The diffusion of a new technology, whether ATMs in banking or radio-frequency identification tags in retailing, typically traces an S-curve. Early on, a few power users bet heavily on the innovation. Then, over time, as more companies rush to embrace the technology and capture the potential gains, the market opportunities for nonadopters dwindle. The cycle draws to a close with slow movers suffering damage.
Early AI adopters are starting to shift industry profit pools
Our research suggests that a technology race has started along the S-curve for artificial intelligence (AI), a set of new technologies now in the early stages of deployment.
It appears that AI adopters can’t flourish without a solid base of core and advanced digital technologies. Companies that can assemble this bundle of capabilities are starting to pull away from the pack and will probably be AI’s ultimate winners. Executives are becoming aware of what is at stake: our survey research shows that 45 percent of executives who have yet to invest in AI fear falling behind competitively. Our statistical analysis suggests that faced with AI-fueled competitive threats, companies are twice as likely to embrace AI as they were to adopt new technologies in past technology cycles.
AI builds on other technologies
To date, though, only a fraction of companies—about 10 percent—have tried to diffuse AI across the enterprise, and less than half of those companies are power users, diffusing a majority of the ten fundamental AI technologies. An additional quarter of companies have tested AI to a limited extent, while a long tail of two-thirds of companies have yet to adopt any AI technologies at all.
The adoption of AI, we found, is part of a continuum, the latest stage of investment beyond core and advanced digital technologies. To understand the relationship between a company’s digital capabilities and its ability to deploy the new tools, we looked at the specific technologies at the heart of AI. Our model tested the extent to which underlying clusters of core digital technologies (cloud computing, mobile, and the web) and of more advanced technologies (big data and advanced analytics) affected the likelihood that a company would adopt AI. As Exhibit 1 shows, companies with a strong base in these core areas were statistically more likely to have adopted each of the AI tools—about 30 percent more likely when the two clusters of technologies are combined.
These companies presumably were better able to integrate AI with existing digital technologies, and that gave them a head start. This result is in keeping with what we have learned from our survey work. Seventy-five percent of the companies that adopted AI depended on knowledge gained from applying and mastering existing digital capabilities to do so.
This digital substructure is still lacking in many companies, and that may be slowing the diffusion of AI. We estimate that only one in three companies had fully diffused the underlying digital technologies and that the biggest gaps were in more recent tools, such as big data, analytics, and the cloud. This weak base, according to our estimates, has put AI out of reach for a fifth of the companies we studied.
Leaders and laggards
Beyond the capability gap, there’s another explanation for the slower adoption of AI among some companies: they may believe that the case for it remains unproved or that it is a moving target and that advances in the offing will give them the chance to leapfrog to leadership positions without a need for early investments.

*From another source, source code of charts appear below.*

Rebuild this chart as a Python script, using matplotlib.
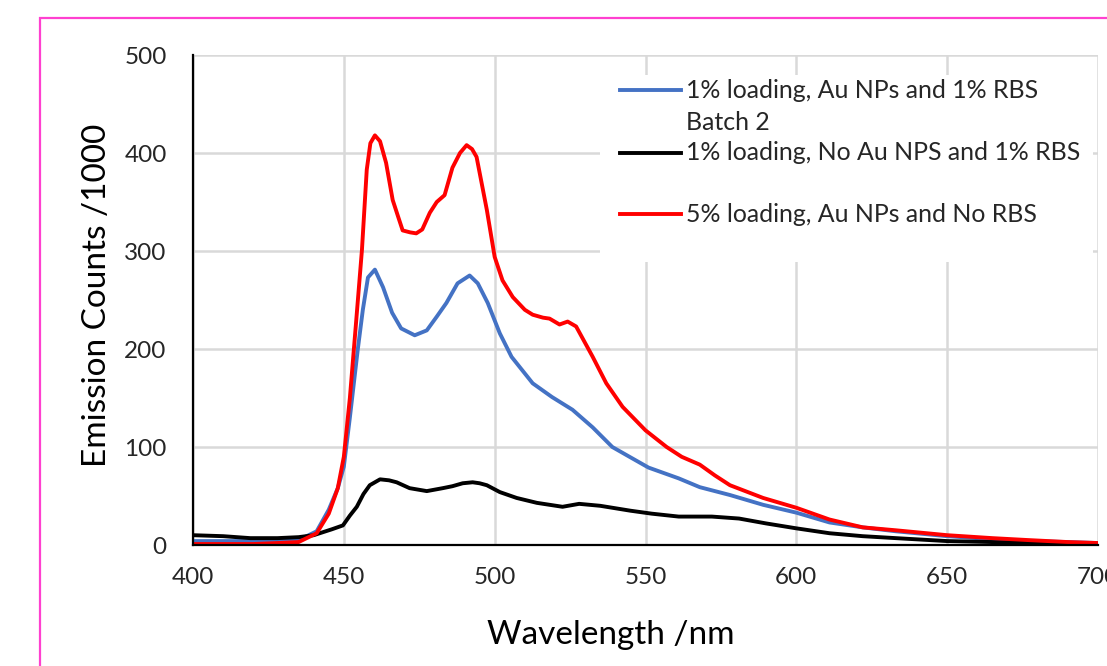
import matplotlib
matplotlib.use("Agg")
import matplotlib.pyplot as plt
from matplotlib.patches import Rectangle

# emission spectra (counts / 1000)
wl_blue = [400, 410, 420, 428, 435, 441, 445, 448, 450, 452, 454.6, 456.3, 458, 460.3, 463, 466, 469,
           473.5, 477.5, 480.8, 484, 487.7, 491.7, 494.4, 497.7, 501.7, 505.6, 512.6, 519, 525.8,
           532.5, 539, 544.7, 551, 561, 568, 578, 589, 600, 611, 622, 633, 650, 665, 677, 690, 700]
blue = [4, 4, 4, 4, 5, 14, 36, 58, 80, 130, 199, 240, 273, 281, 263, 237, 221,
        214, 219, 233, 247, 267, 275, 267, 247, 216, 192, 165, 151, 138,
        120, 100, 90, 79, 68, 59, 51, 41, 33, 23, 18, 14, 9, 6, 4, 3, 2]

wl_black = [400, 410, 419, 428, 435, 440, 443, 446, 449.7, 452, 454.3, 456.5, 458.6, 462, 465,
            467.5, 471.8, 477.5, 482.8, 486, 489.4, 492.7, 495, 497.4, 501.7, 507.3, 514, 522.5,
            528, 535, 545, 552, 561, 572, 581, 590, 600, 611, 622, 633, 650, 665, 680, 700]
black = [10, 9, 7, 7, 8, 10, 13, 16, 20, 30, 39, 52, 61, 67, 66,
         64, 58, 55, 58, 60, 63, 64, 63, 61, 54, 48, 43, 39,
         42, 40, 35, 32, 29, 29, 27, 22, 17, 12, 9, 7, 4, 3, 2, 1]

wl_red = [400, 410, 420, 428, 435, 441, 445, 448, 450, 452, 454, 456, 457.6, 458.8, 460.3, 462, 464,
          466.2, 468, 469.5, 472, 474, 476, 478.5, 480.8, 483.4, 486, 488.5, 490.7, 492.5, 494,
          497.4, 500, 502.6, 506, 510, 512.6, 516, 518.2, 521.5, 524.2, 527, 532.5, 537, 542.4,
          550, 557, 562, 568, 573, 578, 589, 600, 611, 622, 633, 650, 665, 677, 690, 700]
red = [1, 1, 1, 2, 3, 12, 32, 58, 90, 150, 225, 301, 383, 410, 418, 412, 390,
       352, 335, 321, 319, 318, 322, 339, 350, 357, 385, 400, 408, 404, 396,
       342, 294, 270, 253, 240, 235, 232, 231, 225, 228, 223, 192, 165, 141,
       117, 100, 90, 82, 71, 61, 48, 38, 26, 18, 15, 10, 7, 5, 3, 2]

labels = ["1% loading, Au NPs and 1% RBS", "1% loading, No Au NPS and 1% RBS",
          "5% loading, Au NPs and No RBS"]
colors = ["#4472C4", "#000000", "#FF0000"]

plt.rcParams['font.family'] = ['Lato', 'DejaVu Sans']

fig = plt.figure(figsize=(11.07, 6.66), dpi=100)
ax = fig.add_axes([193 / 1107, 1 - 545 / 666, 905 / 1107, 490 / 666])

for x, y, c in zip([wl_blue, wl_black, wl_red], [blue, black, red], colors):
    ax.plot(x, y, color=c, lw=2.8, solid_capstyle='round', solid_joinstyle='round', zorder=3)

ax.set_xlim(400, 700)
ax.set_ylim(0, 500)
ax.set_xticks(range(400, 701, 50))
ax.set_yticks(range(0, 501, 100))
ax.grid(True, color='#D9D9D9', lw=1.8, zorder=0)
ax.set_axisbelow(True)
for s in ['top', 'right']:
    ax.spines[s].set_visible(False)
for s in ['left', 'bottom']:
    ax.spines[s].set_linewidth(1.6)
    ax.spines[s].set_zorder(4)
ax.tick_params(length=0, labelsize=17.5, colors='#262626')
ax.tick_params(axis='y', pad=19)
ax.tick_params(axis='x', pad=16)

ax.set_xlabel("Wavelength /nm", fontsize=24)
ax.set_ylabel("Emission Counts /1000", fontsize=24)
ax.xaxis.label.set_va('center')
ax.yaxis.label.set_va('center')
ax.xaxis.set_label_coords(0.462, -0.184)
ax.yaxis.set_label_coords(-0.106, 0.51)


def fx(px):
    return (px - 193) / 905


def fy(py):
    return (545 - py) / 490


# legend box, drawn like the spreadsheet one
ax.add_patch(Rectangle((fx(600), fy(262)), fx(1093) - fx(600), fy(75) - fy(262),
                       transform=ax.transAxes, facecolor='white', edgecolor='none', zorder=2))
for py, lab, c in zip([90, 153, 214], labels, colors):
    ax.plot([fx(620), fx(681)], [fy(py), fy(py)], transform=ax.transAxes, color=c, lw=2.8, zorder=3)
    ax.text(fx(686), fy(py), lab, transform=ax.transAxes, fontsize=17.9, va='center', ha='left',
            color='#262626', zorder=3)
ax.text(fx(686), fy(122), "Batch 2", transform=ax.transAxes, fontsize=17.9, va='center', ha='left',
        color='#262626', zorder=3)

# chart-area border, cut off on the right and bottom
fig.patches.append(Rectangle((40 / 1107, -0.2), 1.2, 1.2 - 18 / 666, transform=fig.transFigure,
                             fill=False, edgecolor='#FF40D0', lw=1.6))

fig.savefig("out.png", dpi=100)
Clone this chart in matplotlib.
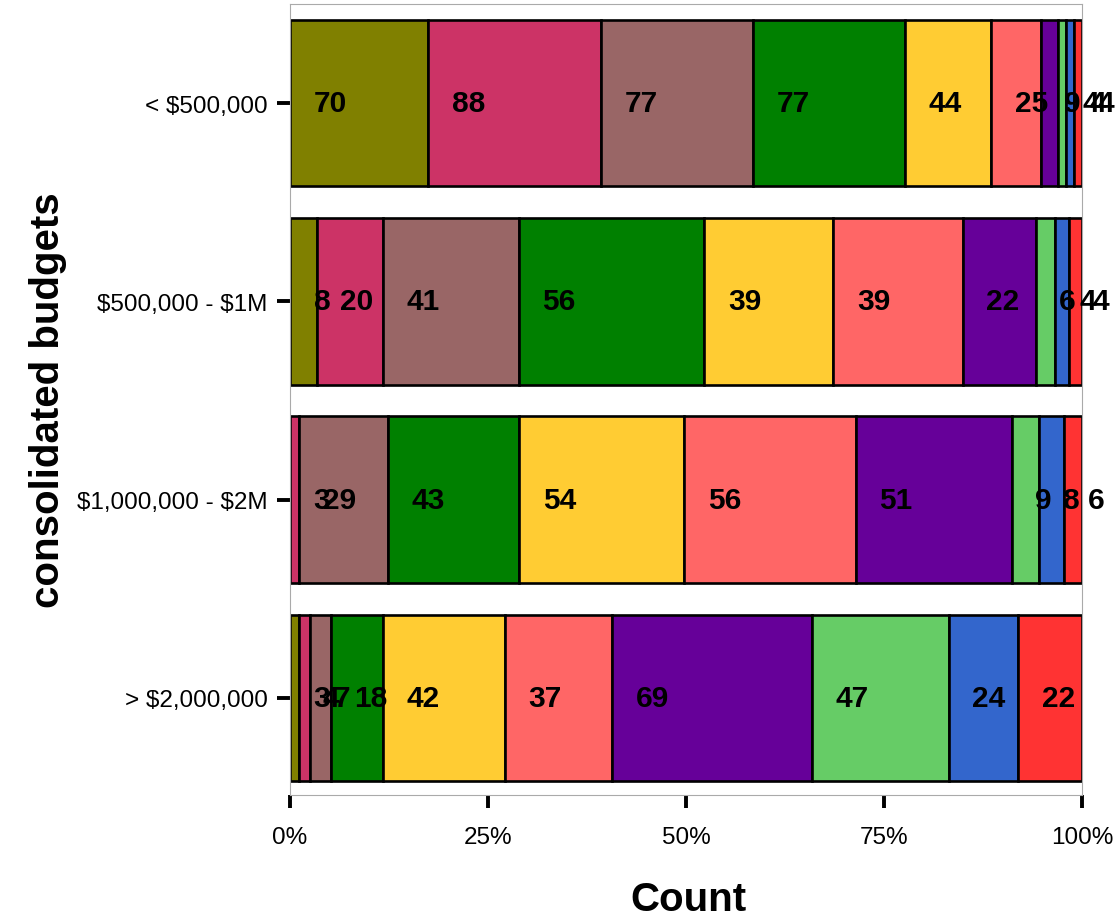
import matplotlib
matplotlib.use("Agg")
import matplotlib.pyplot as plt
import numpy as np

plt.rcParams['font.family'] = ['Liberation Sans', 'DejaVu Sans']

# categories (top to bottom)
budgets = ["< $500,000", "$500,000 - $1M", "$1,000,000 - $2M", "> $2,000,000"]

# counts per segment group, in stacking order (left to right)
grp_olive      = [70, 8, 0, 3]
grp_pink       = [88, 20, 3, 4]
grp_brown      = [77, 41, 29, 7]
grp_green      = [77, 56, 43, 18]
grp_yellow     = [44, 39, 54, 42]
grp_salmon     = [25, 39, 56, 37]
grp_purple     = [9, 22, 51, 69]
grp_lightgreen = [4, 6, 9, 47]
grp_blue       = [4, 4, 8, 24]
grp_red        = [4, 4, 6, 22]

groups = [grp_olive, grp_pink, grp_brown, grp_green, grp_yellow,
          grp_salmon, grp_purple, grp_lightgreen, grp_blue, grp_red]
colors = ["#808000", "#CC3366", "#996666", "#008000", "#FFCC33",
          "#FF6666", "#660099", "#66CC66", "#3366CC", "#FF3333"]

xticks = [0, 0.25, 0.5, 0.75, 1.0]
xticklabels = ["0%", "25%", "50%", "75%", "100%"]

W, H = 1117, 920
fig = plt.figure(figsize=(W / 100, H / 100), dpi=100)
ax = fig.add_axes([290 / W, 1 - 796 / H, (1082 - 290) / W, (796 - 5) / H])

counts = np.array(groups, dtype=float)  # shape (groups, categories)
totals = counts.sum(axis=0)
ypos = np.arange(1, len(budgets) + 1)
left = np.zeros(len(budgets))
for g, col in zip(counts, colors):
    frac = g / totals
    ax.barh(ypos, frac, left=left, height=0.84, color=col,
            edgecolor="black", linewidth=1.9, zorder=2)
    for y, l, n in zip(ypos, left, g):
        if n > 0:
            ax.text(l + 0.030, y, f"{int(n)}", ha="left", va="center",
                    fontsize=21.5, fontweight="bold", color="black", zorder=3)
    left = left + frac

ax.set_xlim(0, 1)
ax.set_ylim(4.49, 0.50)
ax.set_yticks(ypos)
ax.set_yticklabels([b.replace("$", r"\$") for b in budgets])
ax.set_xticks(xticks)
ax.set_xticklabels(xticklabels)
ax.tick_params(axis="both", length=9.5, width=2.8, labelsize=17.5, color="black")
ax.tick_params(axis="y", pad=6.5)
ax.tick_params(axis="x", pad=13)
for s in ax.spines.values():
    s.set_color("#AAAAAA")
    s.set_linewidth(0.8)

fig.text(688 / W, 1 - 900 / H, "Count", ha="center", va="center",
         fontsize=29, fontweight="bold")
fig.text(48 / W, 1 - 400 / H, "consolidated budgets", ha="center", va="center",
         rotation=90, fontsize=29, fontweight="bold")

fig.savefig("out.png", dpi=100)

Our research strongly suggests that waiting carries risks. Early movers appear to be racking up performance gains, and AI investments by first movers are also setting the stage for a second wave of gains. After realizing initial business-model improvements through AI, it seems, companies use the profits to invest in additional AI applications, adding further to their margins.
To provide a more detailed picture of AI leaders and laggards, we examined four levels of internal diffusion of both AI and digital technologies across six industries.
Our analysis suggests that power users of AI with a strong digital base can boost profits by one to five percentage points above industry averages (Exhibit 2). The analysis showed that profits among companies in the bottom two tiers—companies, in each industry, that had yet to diffuse AI and had a weak or no footing in digital technologies—were significantly below industry averages. In finance, where AI and digital technologies are creating greater competitive differentiation, the profit gap is wider than it is in construction, where (so far) AI and digital strategies have been relatively uncommon.
Reaching a tipping point?
Interestingly, the downward pressure on margins for the greater number (long tail) of companies in the lower two quadrants is greater than the uplift experienced by the smaller circle of companies that have either broadly adopted AI or are testing it (about 35 percent of our sample). This suggests that AI and digital competition are depressing overall industry margins. Our prior research on core and advanced digital technologies found that industries reach a tipping point once 15 percent of revenues shift to digital attackers and very fast followers. While AI competition isn’t in this zone yet, our model indicates that revenue shifts are moving toward it as the diffusion of AI accelerates over the next five years.
The number of companies applying the full range of AI technologies, of course, is still small, and many of the most advanced power users in our research, notably, were digital natives. But the competition is stiffening—fast followers are responding as they see profits drained by attackers. Companies that have a strong base in digital capabilities will benefit, since they can move more quickly to adopt AI. Companies with a less favorable digital foundation will need to line up new talent and rev up their digital-transformation efforts.